Da geht es in den Stücken dann eben nicht mehr darum, wie sich das Leben am College denn so anfühlt, weit, weit weg von Mutters warmem Zucchiniauflauf, oder darum, wie die erste Liebe schmeckt, sondern eher um Schwangerschaft und ums Kinderkriegen, darum, wie sich die Beziehung zwischen Eltern und Kindern gestalten kann, um Beziehungen im Allgemeinen, die man sich selbst nicht selten gerne als "reif" vorgaukelt. Man wird ja nicht jünger, Ashworth ist gerade knapp über dreißig. Emo für fast Erwachsene.

Hannah Persson
Aufgenommen und, hm, produziert hat Ashworth "Vs. Children" in einem richtig echten Studio in San Francisco und im Heimstudio. Unterstützung dafür hat der langjährige Freund und Kollege Jason Quever beigesteuert, der seinerseits schon bei etlichen Bands wie beispielsweise Vetiver, der Supergroup des Zottelbart-Folk in den Dunstkreisen von Joanna und Devendra, oder Grizzly Bear, die demnächst, wenn ihr Album "Veckatimest" erscheint, zu Göttern der freigeistigen Gitarrenmusik erhoben werden müssen, ausgeholfen hat, vor allem aber für sein folkig verhuschtes Projekt Papercuts viel bekannter sein müsste. Neben Quever, der "Vs. Children" mit delikaten Orgelsolos und Drumsamples garniert hat, haben diverse andere befreundete Musiker Ashworth im Studio besucht. Da und dort fungiert die Band The Donkeys als Backingkapelle, im Stück "Man O’War" singt die französische Popelektronikerin Julie Lispector die Zeilen Never Sleep Without A Light/Hate Aquariums Alright/Older Boyfriends All Your Life/And Usually They Have A Wife.
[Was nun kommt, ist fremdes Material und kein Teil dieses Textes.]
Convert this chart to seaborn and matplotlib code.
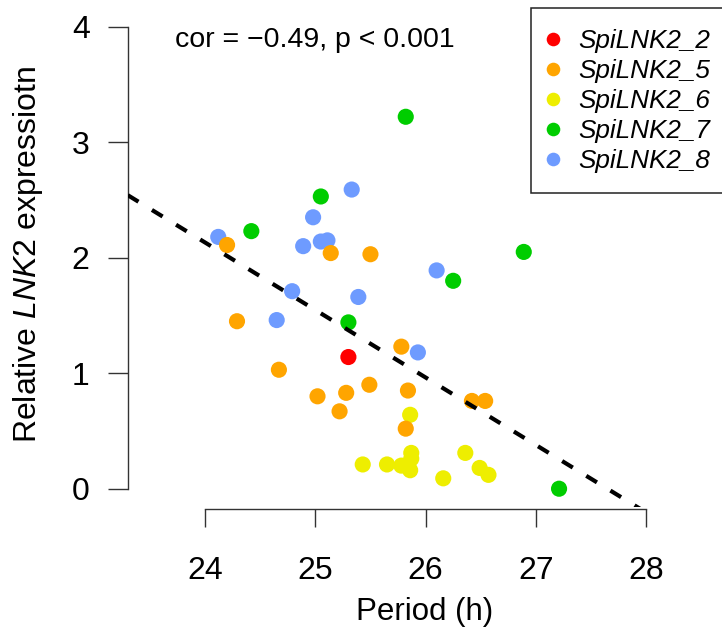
import numpy as np
import pandas as pd
import matplotlib
matplotlib.use("Agg")
import matplotlib.pyplot as plt
from matplotlib.lines import Line2D
import seaborn as sns

# ---------------- data ----------------
groups = ["SpiLNK2_2", "SpiLNK2_5", "SpiLNK2_6", "SpiLNK2_7", "SpiLNK2_8"]
colors = ["#FF0000", "#FFA500", "#EEEE00", "#00CD00", "#6E9BFF"]

period_2 = [25.30]
expr_2 = [1.14]
period_5 = [24.20, 25.14, 25.50, 25.78, 24.29, 24.67, 25.02, 25.28, 25.49, 25.22, 25.84, 25.82, 26.42, 26.54]
expr_5 = [2.11, 2.04, 2.03, 1.23, 1.45, 1.03, 0.80, 0.83, 0.90, 0.67, 0.85, 0.52, 0.76, 0.76]
period_6 = [25.86, 25.43, 25.65, 25.78, 25.87, 25.87, 25.86, 26.16, 26.36, 26.49, 26.57]
expr_6 = [0.64, 0.21, 0.21, 0.20, 0.31, 0.26, 0.16, 0.09, 0.31, 0.18, 0.12]
period_7 = [25.82, 25.05, 24.42, 26.89, 26.25, 25.30, 27.21]
expr_7 = [3.22, 2.53, 2.23, 2.05, 1.80, 1.44, 0.00]
period_8 = [25.33, 24.98, 24.12, 24.89, 25.05, 25.11, 26.10, 25.39, 25.93, 24.65, 24.79]
expr_8 = [2.59, 2.35, 2.18, 2.10, 2.14, 2.15, 1.89, 1.66, 1.18, 1.46, 1.71]

# fitted regression line
fit_intercept = 16.16
fit_slope = -0.5845

x_ticks = [24, 25, 26, 27, 28]
y_ticks = [0, 1, 2, 3, 4]
annotation = "cor = \u22120.49, p < 0.001"

periods = [period_2, period_5, period_6, period_7, period_8]
exprs = [expr_2, expr_5, expr_6, expr_7, expr_8]
df = pd.concat(
    [pd.DataFrame({"period": p, "expr": e, "line": g}) for g, p, e in zip(groups, periods, exprs)],
    ignore_index=True,
)
# drawing order: last group first (orange ends up on top of blue/yellow)
df["order"] = df["line"].map({g: i for i, g in enumerate(groups)})
df = df.sort_values("order", ascending=False, kind="stable")
palette = dict(zip(groups, colors))

# ---------------- styling ----------------
sns.set_style("white")
plt.rcParams["font.family"] = ["Liberation Sans", "DejaVu Sans"]
plt.rcParams["mathtext.fontset"] = "custom"
plt.rcParams["mathtext.rm"] = "Liberation Sans"
plt.rcParams["mathtext.it"] = "Liberation Sans:italic"
plt.rcParams["lines.scale_dashes"] = False
plt.rcParams["text.color"] = "black"
plt.rcParams["legend.labelcolor"] = "black"

W, H = 722, 631
fig = plt.figure(figsize=(W / 100, H / 100), dpi=100)

def fx(px):
    return px / W

def fy(py):
    return 1 - py / H

left, right, top, bottom = 127.8, 723.4, 8.2, 507.2
ax = fig.add_axes([fx(left), fy(bottom), (right - left) / W, (bottom - top) / H])

sns.scatterplot(
    data=df, x="period", y="expr", hue="line", palette=palette,
    s=135, linewidth=0, legend=False, ax=ax, zorder=3,
)

ax.set_xlim(23.3, 28.7)
ax.set_ylim(-0.16, 4.16)

# regression line, drawn across the plotting region
xs = np.array(ax.get_xlim())
ax.plot(xs, fit_intercept + fit_slope * xs, color="black", lw=3.0,
        dashes=(9.0, 11.37), dash_capstyle="butt", zorder=4)

# axes styling (R-like detached axes)
for s in ["top", "right"]:
    ax.spines[s].set_visible(False)
spine_col = "#333333"
ax.spines["left"].set_bounds(0, 4)
ax.spines["bottom"].set_bounds(24, 28)
ax.spines["bottom"].set_position(("outward", 1.2))
for s in ["left", "bottom"]:
    ax.spines[s].set_color(spine_col)
    ax.spines[s].set_linewidth(1.0)

ax.set_xticks(x_ticks)
ax.set_yticks(y_ticks)
ax.set_xticklabels([str(t) for t in x_ticks])
ax.set_yticklabels([str(t) for t in y_ticks])
ax.tick_params(axis="x", bottom=True, direction="out", length=13.0, width=1.0, color=spine_col,
               labelsize=23, pad=21.0, labelcolor="black")
ax.tick_params(axis="y", left=True, direction="out", length=14.4, width=1.0, color=spine_col,
               labelsize=23, pad=13.0, labelcolor="black")
ax.set_xlabel("")
ax.set_ylabel("")
ax.patch.set_alpha(0)

# axis titles
fig.text(fx(425), fy(612), "Period (h)", ha="center", va="center", fontsize=22.5)
fig.text(fx(28), fy(254), r"Relative $\mathit{LNK2}$ expressiotn", rotation=90,
         ha="center", va="center", fontsize=23)

# correlation annotation
fig.text(fx(175), fy(40), annotation, ha="left", va="center", fontsize=20.5)

# legend
handles = [Line2D([], [], marker="o", ls="", color=c, markersize=9.8, markeredgewidth=0)
           for c in colors]
leg = fig.legend(
    handles, groups, loc="upper left",
    bbox_to_anchor=(fx(530.7), fy(8.3)), bbox_transform=fig.transFigure,
    prop={"style": "italic", "size": 18.8, "family": "Liberation Sans"},
    frameon=True, fancybox=False, borderpad=0.78, handlelength=0.15,
    handletextpad=0.90, labelspacing=0.23, borderaxespad=0,
)
leg.get_frame().set_edgecolor("#222222")
leg.get_frame().set_linewidth(1.1)
leg.get_frame().set_facecolor("white")
leg.get_frame().set_alpha(1)

fig.savefig("out.png", dpi=100)
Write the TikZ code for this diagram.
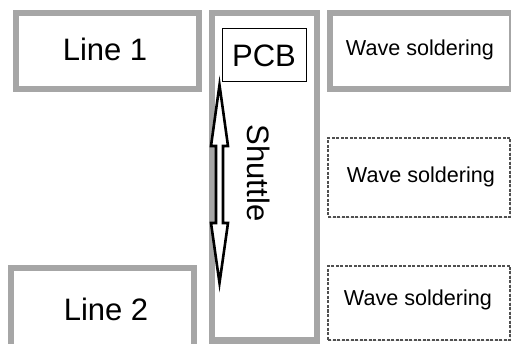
\documentclass[tikz,border=0pt]{standalone}
\usepackage{fontspec}
\setmainfont{Liberation Sans}
\usetikzlibrary{shadows}
\definecolor{boxgray}{HTML}{A6A6A6}
\definecolor{dashgray}{HTML}{505050}
\begin{document}
\begin{tikzpicture}[x=1pt,y=-1pt,
  graybox/.style={draw=boxgray, line width=6pt, fill=white, inner sep=0pt,
    drop shadow={shadow xshift=0.5pt, shadow yshift=-2pt, opacity=0.25}},
  dashbox/.style={draw=dashgray, line width=2.8pt, dash pattern=on 3pt off 1.5pt, fill=white, inner sep=0pt,
    drop shadow={shadow xshift=0.5pt, shadow yshift=-1.5pt, opacity=0.2}},
  bigtxt/.style={font=\fontsize{31}{36}\selectfont},
  smalltxt/.style={font=\fontsize{21.6}{26}\selectfont}]
\useasboundingbox (0,0) rectangle (511,344);
\clip (0,0) rectangle (511,344);
\fill[white] (0,0) rectangle (511,344);
% boxes
\node[graybox, bigtxt, minimum width=182.5pt, minimum height=76.5pt] (line1) at (107.25,51.25) {};
\node[bigtxt] (line1t) at (105,49) {Line 1};
\node[graybox, minimum width=105pt, minimum height=327.5pt] (shuttle) at (264,176.75) {};
\node[graybox, minimum width=182pt, minimum height=76.5pt] (wave1) at (421,51.25) {};
\node[smalltxt] (wave1t) at (420,50) {Wave soldering};
\node[graybox, minimum width=183pt, minimum height=81.5pt] (line2) at (102,309.25) {};
\node[bigtxt] (line2t) at (106,309) {Line 2};
\node[dashbox, minimum width=182pt, minimum height=79pt] (wave2) at (419,177.5) {};
\node[smalltxt] (wave2t) at (421,177) {Wave soldering};
\node[dashbox, minimum width=182pt, minimum height=74pt] (wave3) at (419,303) {};
\node[smalltxt] (wave3t) at (418,300) {Wave soldering};
% PCB
\node[draw=black, line width=1pt, fill=white, minimum width=84pt, minimum height=53pt, inner sep=0pt, bigtxt] (pcb) at (264,55.5) {PCB};
% Shuttle text
\node[bigtxt, rotate=-90] (shuttlet) at (259,173) {Shuttle};
% double arrow
\draw[black, line width=2.6pt, line join=miter, fill=white]
  (219.5,85) -- (228,146) -- (223,146) -- (223,223) -- (228,223) -- (219.5,283)
  -- (211,223) -- (216,223) -- (216,146) -- (211,146) -- cycle;
\end{tikzpicture}
\end{document}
casiotone for the painfully alone
Live
Casiotone For The Painfully Alone spielen heute in der Wiener Arena.
Und wenn dann Ashworth auch noch im Stück "Harsh The Herald Angels Sing" sich nach einem durchkotzten Morgen schön klischeemäßig wieder einmal versucht, einzureden, "I Guess I Just Quit Smoking/IGuess I Just Quit Drinking", dann weiß man, dass der Schmerz manchmal schon ein schöner ist. Und, dass Casiotone For The Painfully Alone die richtige Musik ist für die trüben Blicke in den Spiegel, wenn einander, einmal alle zwei Wochen, ärgerliches Selbstmitleid und blöde Weinerlichkeit, Altersvorsorge und Vernunftdenken ausnahmsweise die Hände reichen dürfen. Wir zerdrücken der Vergangenheit eine Träne und tun so, nur ganz kurz, als wäre irgendwann einmal alles besser gewesen, damals, als wir alle noch total jung waren.